The SSA also publishes annual cost-of-living and program data that help frame retirement planning. For example, the 2019 COLA was 2.8%, while the average wage index and bend point updates affect future benefit formulas differently from inflation adjustments after benefits begin. AIME is connected to wage indexing, not just CPI inflation. That distinction is subtle but very important in benefit estimation.
Best practices when estimating your future Social Security benefit
- Review your official earnings record through your My Social Security account.
- Confirm that each year of covered earnings appears correctly.
- Use indexed earnings whenever possible.
- Model multiple retirement ages, especially 62, full retirement age, and 70.

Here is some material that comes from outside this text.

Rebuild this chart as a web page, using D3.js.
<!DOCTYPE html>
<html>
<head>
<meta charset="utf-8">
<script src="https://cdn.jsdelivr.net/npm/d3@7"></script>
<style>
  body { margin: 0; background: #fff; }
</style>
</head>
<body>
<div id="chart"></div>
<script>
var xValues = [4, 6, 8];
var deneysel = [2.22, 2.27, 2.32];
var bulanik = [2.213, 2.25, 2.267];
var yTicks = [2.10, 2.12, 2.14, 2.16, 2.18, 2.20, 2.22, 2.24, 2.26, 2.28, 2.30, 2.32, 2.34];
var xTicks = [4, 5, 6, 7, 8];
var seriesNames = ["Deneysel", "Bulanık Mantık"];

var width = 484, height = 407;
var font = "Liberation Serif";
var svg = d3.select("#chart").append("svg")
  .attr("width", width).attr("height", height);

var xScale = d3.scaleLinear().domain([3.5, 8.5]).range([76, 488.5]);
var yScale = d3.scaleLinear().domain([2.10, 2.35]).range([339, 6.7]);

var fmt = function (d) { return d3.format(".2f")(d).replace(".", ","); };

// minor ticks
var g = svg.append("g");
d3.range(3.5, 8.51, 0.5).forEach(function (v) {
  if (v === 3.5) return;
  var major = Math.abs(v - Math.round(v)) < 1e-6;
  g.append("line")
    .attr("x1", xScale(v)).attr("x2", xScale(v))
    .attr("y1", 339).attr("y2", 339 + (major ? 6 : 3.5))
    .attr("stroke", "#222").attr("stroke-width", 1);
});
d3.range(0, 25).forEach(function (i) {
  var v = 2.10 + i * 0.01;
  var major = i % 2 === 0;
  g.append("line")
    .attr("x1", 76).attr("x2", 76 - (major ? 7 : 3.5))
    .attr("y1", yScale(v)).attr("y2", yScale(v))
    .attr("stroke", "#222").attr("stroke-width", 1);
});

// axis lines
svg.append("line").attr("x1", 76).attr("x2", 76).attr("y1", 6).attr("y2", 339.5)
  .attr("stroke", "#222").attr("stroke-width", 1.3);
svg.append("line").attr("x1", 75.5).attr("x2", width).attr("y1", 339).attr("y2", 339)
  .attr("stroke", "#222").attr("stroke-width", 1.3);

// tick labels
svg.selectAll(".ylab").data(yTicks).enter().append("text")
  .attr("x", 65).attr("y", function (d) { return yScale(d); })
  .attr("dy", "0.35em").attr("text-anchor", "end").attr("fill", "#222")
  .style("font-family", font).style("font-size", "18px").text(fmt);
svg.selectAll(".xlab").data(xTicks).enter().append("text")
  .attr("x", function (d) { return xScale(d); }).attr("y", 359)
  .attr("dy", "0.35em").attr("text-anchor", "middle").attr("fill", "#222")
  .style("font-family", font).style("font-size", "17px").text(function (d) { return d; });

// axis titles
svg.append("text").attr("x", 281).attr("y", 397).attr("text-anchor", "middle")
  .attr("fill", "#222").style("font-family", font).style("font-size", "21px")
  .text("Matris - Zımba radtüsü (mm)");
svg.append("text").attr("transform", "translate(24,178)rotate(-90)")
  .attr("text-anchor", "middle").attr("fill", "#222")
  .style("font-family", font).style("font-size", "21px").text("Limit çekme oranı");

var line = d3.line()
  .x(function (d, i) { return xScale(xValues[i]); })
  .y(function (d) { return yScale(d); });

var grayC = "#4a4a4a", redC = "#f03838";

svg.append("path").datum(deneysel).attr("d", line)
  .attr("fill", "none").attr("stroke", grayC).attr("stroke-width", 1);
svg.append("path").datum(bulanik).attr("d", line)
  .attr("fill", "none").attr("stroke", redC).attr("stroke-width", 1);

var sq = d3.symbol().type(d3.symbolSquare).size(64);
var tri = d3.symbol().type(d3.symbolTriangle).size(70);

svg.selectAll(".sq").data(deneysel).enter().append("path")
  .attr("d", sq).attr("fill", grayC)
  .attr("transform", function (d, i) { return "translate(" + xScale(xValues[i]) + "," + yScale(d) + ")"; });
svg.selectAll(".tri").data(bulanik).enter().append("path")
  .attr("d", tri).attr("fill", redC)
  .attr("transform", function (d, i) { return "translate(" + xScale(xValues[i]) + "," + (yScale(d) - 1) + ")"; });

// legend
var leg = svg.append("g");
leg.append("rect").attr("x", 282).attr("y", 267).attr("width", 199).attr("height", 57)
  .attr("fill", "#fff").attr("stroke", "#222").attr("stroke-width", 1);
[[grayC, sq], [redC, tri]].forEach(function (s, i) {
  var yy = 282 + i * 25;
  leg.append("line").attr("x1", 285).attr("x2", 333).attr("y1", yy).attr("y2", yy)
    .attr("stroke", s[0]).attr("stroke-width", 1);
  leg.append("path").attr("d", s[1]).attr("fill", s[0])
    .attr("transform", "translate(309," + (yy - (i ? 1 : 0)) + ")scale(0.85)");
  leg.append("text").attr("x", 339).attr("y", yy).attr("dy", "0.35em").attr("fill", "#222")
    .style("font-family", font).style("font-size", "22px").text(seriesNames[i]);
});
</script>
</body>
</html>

- Consider whether future work could replace zero years or low years in your top 35.
- Revisit your estimate annually because additional earnings can change the outcome.
Authoritative sources for deeper research
For official and highly reliable information, consult the Social Security Administration and university retirement planning resources. Helpful references include the SSA explanation of benefit computation, the annual fact sheet on program changes, and educational retirement materials from major universities and extension programs. Start with these resources:
- Social Security Administration: Benefit formula bend points
- Social Security Administration: 2019 Social Security changes fact sheet
- Boston College Center for Retirement Research
Final takeaway
The 2019 Social Security AIME calculator is most useful when you understand what it is measuring. It is not trying to predict every detail of your retirement benefit in isolation. Instead, it gives you a structured way to estimate the earnings base that underlies your benefit formula. That makes it a strong planning tool for workers trying to answer practical questions such as whether another few years of employment are worth it, how much missing work years hurt, and how different retirement ages might interact with their earning history.
If you want the strongest estimate possible, combine this calculator with your official SSA earnings record. Enter your indexed earnings, verify your top 35 years, and use the 2019 bend points only if 2019 is the correct first-eligibility year for you. Done carefully, this process can give you a much clearer view of the retirement income foundation that Social Security may provide.